# Plan: Google Brain Ventilator Pressure Prediction

Objectives:
- Build a robust CV and fast baseline quickly, then iterate to medal-level.
- Use GroupKFold by breath_id and fit transforms inside folds only.
- Start with a feature-engineered tree baseline (fast), then a GRU/LSTM 1D deep model if needed.
- Log progress and cache artifacts; keep seeds/folds deterministic.

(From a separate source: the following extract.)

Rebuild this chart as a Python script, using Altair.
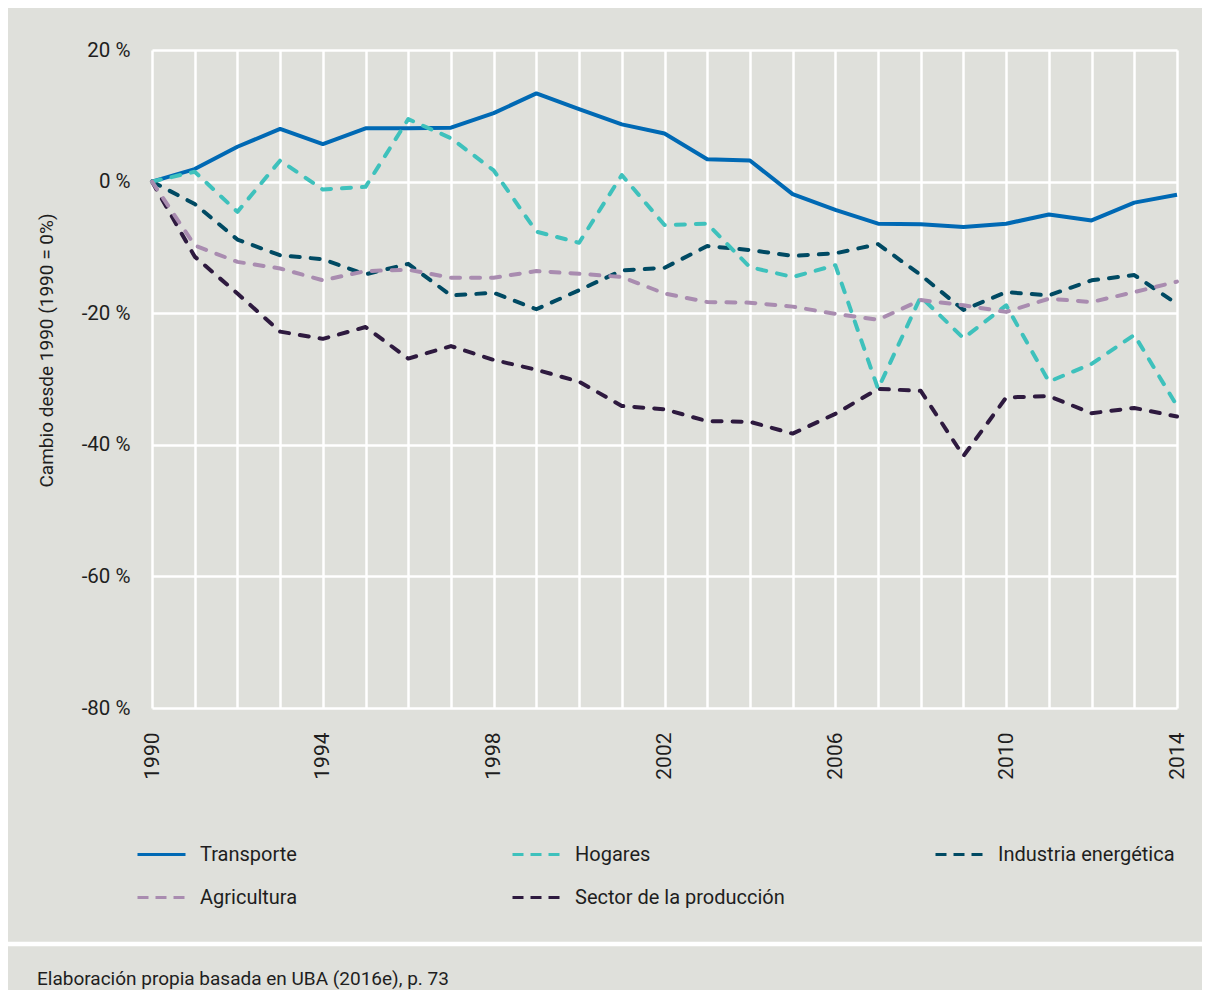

Environment and Setup Checklist:
- Verify GPU availability via nvidia-smi and torch.cuda.is_available().
- Install PyTorch CUDA 12.1 wheels if needed; prefer XGBoost/CatBoost for GPU-accelerated trees.
- Create a constraints file to lock torch versions.

Data Understanding:
- train.csv/test.csv contain sequences for breaths (breath_id) with time_step, u_in, u_out, R, C.
- Predict pressure for each time step; evaluation here is dice-hausdorff-combo (proxy; original comp used MAE).
- Key caution: leakage via using future time steps for current prediction in non-autoregressive models—must align features per time step.

Validation Protocol:
- GroupKFold(n_splits=5) on breath_id. Shuffle with fixed seed.
- Metric for model selection: MAE on OOF for u_out==0 steps only (typical comp rule), but we will also track full-seq MAE; we will rely on leaderboard metric after submission. Ensure no leakage by fitting scalers/encoders inside each fold.

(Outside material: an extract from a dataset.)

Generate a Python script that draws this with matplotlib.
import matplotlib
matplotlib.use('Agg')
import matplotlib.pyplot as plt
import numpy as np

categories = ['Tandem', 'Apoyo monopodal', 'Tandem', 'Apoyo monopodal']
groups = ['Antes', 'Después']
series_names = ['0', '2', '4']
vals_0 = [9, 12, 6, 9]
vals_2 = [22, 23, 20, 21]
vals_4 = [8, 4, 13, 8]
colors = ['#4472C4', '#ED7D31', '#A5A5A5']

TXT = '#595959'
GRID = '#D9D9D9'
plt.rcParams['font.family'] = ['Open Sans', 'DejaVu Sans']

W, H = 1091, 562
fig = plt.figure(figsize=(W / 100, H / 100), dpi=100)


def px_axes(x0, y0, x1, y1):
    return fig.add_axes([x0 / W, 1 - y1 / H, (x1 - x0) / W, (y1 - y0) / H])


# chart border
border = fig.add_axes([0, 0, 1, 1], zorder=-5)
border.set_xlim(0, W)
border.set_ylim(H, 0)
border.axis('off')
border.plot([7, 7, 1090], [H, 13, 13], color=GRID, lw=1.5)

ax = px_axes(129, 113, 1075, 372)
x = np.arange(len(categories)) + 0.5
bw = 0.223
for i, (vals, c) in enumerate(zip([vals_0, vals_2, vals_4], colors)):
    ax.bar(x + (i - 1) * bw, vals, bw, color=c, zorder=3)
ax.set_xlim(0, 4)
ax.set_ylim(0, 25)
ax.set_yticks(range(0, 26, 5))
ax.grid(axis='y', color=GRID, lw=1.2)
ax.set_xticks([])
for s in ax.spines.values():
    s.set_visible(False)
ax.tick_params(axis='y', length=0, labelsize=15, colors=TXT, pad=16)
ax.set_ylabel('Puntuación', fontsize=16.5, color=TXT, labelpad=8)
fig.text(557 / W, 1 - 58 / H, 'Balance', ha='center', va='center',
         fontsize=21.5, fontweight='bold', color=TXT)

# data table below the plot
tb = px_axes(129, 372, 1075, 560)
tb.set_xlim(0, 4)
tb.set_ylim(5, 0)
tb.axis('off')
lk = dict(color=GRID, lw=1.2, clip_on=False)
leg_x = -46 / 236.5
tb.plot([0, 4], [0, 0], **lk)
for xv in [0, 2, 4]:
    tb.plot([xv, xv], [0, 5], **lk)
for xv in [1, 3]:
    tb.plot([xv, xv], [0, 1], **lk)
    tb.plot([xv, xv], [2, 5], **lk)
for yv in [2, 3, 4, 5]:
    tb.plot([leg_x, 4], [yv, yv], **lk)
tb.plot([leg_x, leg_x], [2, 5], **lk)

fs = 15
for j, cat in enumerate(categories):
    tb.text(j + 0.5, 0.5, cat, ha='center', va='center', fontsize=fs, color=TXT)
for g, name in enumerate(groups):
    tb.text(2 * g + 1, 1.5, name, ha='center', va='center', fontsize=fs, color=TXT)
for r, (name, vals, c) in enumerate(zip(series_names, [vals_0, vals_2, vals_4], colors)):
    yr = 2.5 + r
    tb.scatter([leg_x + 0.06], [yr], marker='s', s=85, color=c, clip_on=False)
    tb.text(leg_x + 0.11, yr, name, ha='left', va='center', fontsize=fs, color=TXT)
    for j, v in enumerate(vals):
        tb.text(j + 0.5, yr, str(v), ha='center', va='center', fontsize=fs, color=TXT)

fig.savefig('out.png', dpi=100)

Baseline v1: Feature-Engineered Trees (XGBoost/CB, GPU):
- Features per time step:
  - raw: time_step, u_in, u_out, R, C
  - interaction: R*C, R/C, 1/R, 1/C, RC one-hot
  - lags/leads of u_in, pressure (train only for targets, but for features avoid target leakage; can use cumulative stats of u_in only)
  - deltas: du_in, d2u_in; dt (time_step diff), cumulative_time
  - rolling stats per breath: rolling mean/std/min/max of u_in over windows (3,5,7), expanding mean/std
  - cumulative integrals: cumsum(u_in*dt), cumsum(u_in), cummean(u_in), area under curve proxies
  - segment features at inspiratory/expiratory phases using u_out transitions
  - breath-level stats: mean/median/std of u_in, count, unique R,C
- Target transformation: None for trees.
- Train with GPU if available; early stopping; 5-fold OOF; log per-fold times.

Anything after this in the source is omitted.